このたび、小社では、1980年代に刊行し、ながらく入手困難だった叢書「科学の名著」を、電子書籍の形式で復刊いたしました。

■ 叢書「科学の名著」創刊に向けて(1980年創刊時の刊行の辞)

科学とは「知」の全体であった。

いま、それはおおむね「自然学Physics」をさすけれども、観察と実験に基づいて、自然に内在する法則を識る科学とは、いわば自然界の事物を自らの影・模造たらしめている永遠の「イデア」に至る、ひとつの方法であろう。

じっさい「自然科学」は、近代に発生した価値の体系の中にあるのだ。

科学の歴史とは、知のゲシュタルトとしてのエヒステーメー(原文ママ)の哲学的分析のための実験室ではないだろうか。

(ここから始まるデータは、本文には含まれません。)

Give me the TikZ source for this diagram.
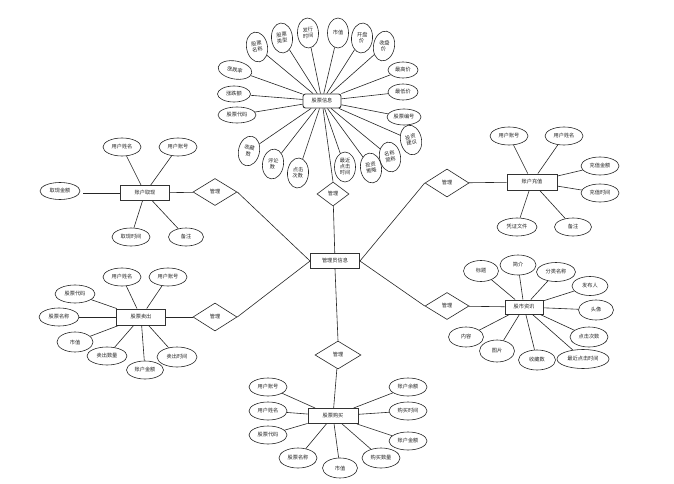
\documentclass[tikz,border=0pt]{standalone}
\usepackage{fontspec}
\newfontfamily\cjk{Noto Sans CJK SC}
\usetikzlibrary{shapes.geometric}
\begin{document}
\begin{tikzpicture}[x=1pt,y=-1pt,
  every node/.style={font=\cjk\fontsize{5.2}{6}\selectfont, text=black!85},
  attr/.style={ellipse, draw=black!85, line width=0.6pt, minimum width=38pt, minimum height=18pt, inner sep=0pt, align=center},
  vatt/.style={attr, minimum width=21pt, minimum height=30pt},
  ent/.style={rectangle, draw=black!80, line width=0.9pt, minimum width=49pt, minimum height=15pt, inner sep=1pt},
  rel/.style={diamond, draw=black!85, line width=0.6pt, minimum width=44pt, minimum height=27pt, inner sep=0pt},
  lk/.style={draw=black!85, line width=0.6pt}]
\useasboundingbox (0,0) rectangle (674,484);
\fill[white] (0,0) rectangle (674,484);

% centre
\node[ent] (adm) at (335,261) {管理员信息};

% stock info
\node[ent, rounded corners=2.5pt, minimum width=38pt, minimum height=14pt] (gp) at (322,101) {股票信息};
\node[attr, minimum width=34pt, rotate=-10] (a1) at (235,70) {涨跌率};
\node[attr, minimum width=33pt, minimum height=16pt] (a2) at (234,94) {涨跌额};
\node[attr, minimum width=38pt, minimum height=16pt] (a3) at (237,115) {股票代码};
\node[vatt, rotate=10] (a4) at (257,47) {股票\\名称};
\node[vatt, rotate=5] (a5) at (282,38) {股票\\类型};
\node[vatt, rotate=3] (a6) at (308,33) {发行\\时间};
\node[vatt] (a7) at (338,33) {市值};
\node[vatt, rotate=-5] (a8) at (362,38) {开盘\\价};
\node[vatt, rotate=-10] (a9) at (384,46) {收盘\\价};
\node[attr, minimum width=30pt, minimum height=16pt] (a10) at (403,70) {最高价};
\node[attr, minimum width=30pt, minimum height=16pt] (a11) at (403,92) {最低价};
\node[attr, minimum width=34pt, minimum height=16pt] (a12) at (404,117) {股票编号};
\node[vatt, rotate=-12] (a13) at (249,151) {收藏\\数};
\node[vatt, rotate=-8] (a14) at (273,164) {评论\\数};
\node[vatt, rotate=-4] (a15) at (298,173) {点击\\次数};
\node[vatt, minimum height=30pt] (a16) at (345,167) {最近\\点击\\时间};
\node[vatt, rotate=8] (a17) at (371,168) {投资\\策略};
\node[vatt, rotate=10] (a18) at (390,157) {名称\\简称};
\node[vatt, rotate=12] (a19) at (411,140) {投资\\建议};
\foreach \i in {1,...,19} \draw[lk] (gp) -- (a\i);
\node[rel, minimum width=32pt, minimum height=24pt] (r0) at (333,194) {管理};
\draw[lk] (gp) -- (r0.north);
\draw[lk] (r0) -- (adm);

% withdraw
\node[ent] (qx) at (145,193) {账户取现};
\node[attr] (b1) at (122,147) {用户姓名};
\node[attr] (b2) at (178,147) {用户账号};
\node[attr, minimum width=40pt, minimum height=17pt] (b3) at (60,191) {取现金额};
\node[attr] (b4) at (131,237) {取现时间};
\node[attr, minimum width=35pt] (b5) at (186,237) {备注};
\foreach \i in {1,2,4,5} \draw[lk] (qx) -- (b\i);
\draw[lk] (qx.west) -- ++(-37,0) coordinate (b3e);
\node[rel] (r1) at (215,192) {管理};
\draw[lk] (qx) -- (r1);
\draw[lk] (r1.east) -- (adm.west);

% recharge
\node[ent, minimum width=50pt, minimum height=16pt] (cz) at (532,182) {账户充值};
\node[attr] (c1) at (509,136) {用户账号};
\node[attr] (c2) at (564,136) {用户姓名};
\node[attr] (c3) at (600,166) {充值金额};
\node[attr] (c4) at (600,193) {充值时间};
\node[attr, minimum width=40pt] (c5) at (517,227) {凭证文件};
\node[attr, minimum width=37pt] (c6) at (573,227) {备注};
\foreach \i in {1,...,6} \draw[lk] (cz) -- (c\i);
\node[rel, minimum height=28pt] (r2) at (447,183) {管理};
\draw[lk] (r2) -- (cz);
\draw[lk] (r2.west) -- (adm.east);

% sell
\node[ent, minimum height=16pt] (mc) at (141,317) {股票卖出};
\node[attr] (d1) at (122,277) {用户姓名};
\node[attr] (d2) at (168,277) {用户账号};
\node[attr, minimum width=40pt] (d3) at (75,294) {股票代码};
\node[attr, minimum width=40pt] (d4) at (59,317) {股票名称};
\node[attr, minimum width=36pt, minimum height=20pt] (d5) at (75,342) {市值};
\node[attr, minimum width=40pt] (d6) at (107,356) {卖出数量};
\node[attr, minimum width=37pt] (d7) at (145,370) {账户金额};
\node[attr, minimum width=40pt, minimum height=20pt] (d8) at (177,357) {卖出时间};
\foreach \i in {1,...,8} \draw[lk] (mc) -- (d\i);
\node[rel, minimum height=28pt] (r3) at (215,317) {管理};
\draw[lk] (mc) -- (r3);
\draw[lk] (r3.east) -- (adm.west);

% news
\node[ent, minimum width=38pt, minimum height=14pt] (zx) at (524,307) {股市资讯};
\node[attr, minimum width=35pt, minimum height=21pt] (e1) at (481,271) {标题};
\node[attr, minimum width=36pt, minimum height=20pt] (e2) at (518,265) {简介};
\node[attr, minimum width=39pt, minimum height=19pt] (e3) at (556,272) {分类名称};
\node[attr, minimum width=36pt, minimum height=19pt] (e4) at (590,286) {发布人};
\node[attr, minimum width=35pt, minimum height=20pt] (e5) at (596,310) {头像};
\node[attr, minimum width=38pt, minimum height=20pt] (e6) at (589,337) {点击次数};
\node[attr, minimum width=52pt, minimum height=19pt] (e7) at (583,359) {最近点击时间};
\node[attr, minimum width=37pt, minimum height=20pt] (e8) at (537,360) {收藏数};
\node[attr, minimum width=35pt, minimum height=22pt] (e9) at (497,351) {图片};
\node[attr, minimum width=35pt, minimum height=20pt] (e10) at (466,337) {内容};
\foreach \i in {1,...,10} \draw[lk] (zx) -- (e\i);
\node[rel] (r4) at (447,306) {管理};
\draw[lk] (r4) -- (zx);
\draw[lk] (r4.west) -- (adm.east);

% buy
\node[ent, minimum width=50pt] (gm) at (333,416) {股票购买};
\node[attr] (f1) at (268,387) {用户账号};
\node[attr] (f2) at (268,411) {用户姓名};
\node[attr] (f3) at (268,435) {股票代码};
\node[attr, minimum height=20pt] (f4) at (298,458) {股票名称};
\node[attr, minimum width=35pt, minimum height=20pt] (f5) at (340,468) {市值};
\node[attr, minimum height=20pt] (f6) at (381,458) {购买数量};
\node[attr] (f7) at (408,387) {账户余额};
\node[attr] (f8) at (408,411) {购买时间};
\node[attr] (f9) at (408,441) {账户金额};
\foreach \i in {1,...,9} \draw[lk] (gm) -- (f\i);
\node[rel, minimum width=46pt, minimum height=28pt] (r5) at (338,355) {管理};
\draw[lk] (r5) -- (gm);
\draw[lk] (r5.north) -- (adm.south);
\end{tikzpicture}
\end{document}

ここに、科学の古典的名著を、精緻なテキスト・クリティクを経て、日本語に翻訳しようという試みは、次のようなひそかな願いのもとに行われる「知」のアルケオロジーの実践である。

まず、哲学史、科学史に頻繁に言及され引用されながら、現実には手にする機会の得難い原典を、日本語に移しかえて読者に提供する。

これは古典文献学、アラビア学などの世界的な最新の成果を動員してはじめてよくなしうる作業であろう。

またこれから古典的名著を研究室の奥処から、広く「知」の今日の状況の中に解き放つ。

こうして科学史のみならず科学自身が変貌するための、いや転換しようとしている「知の全体」にはたらきかける、ささやかな梃子にこそなりたいと考えるのである。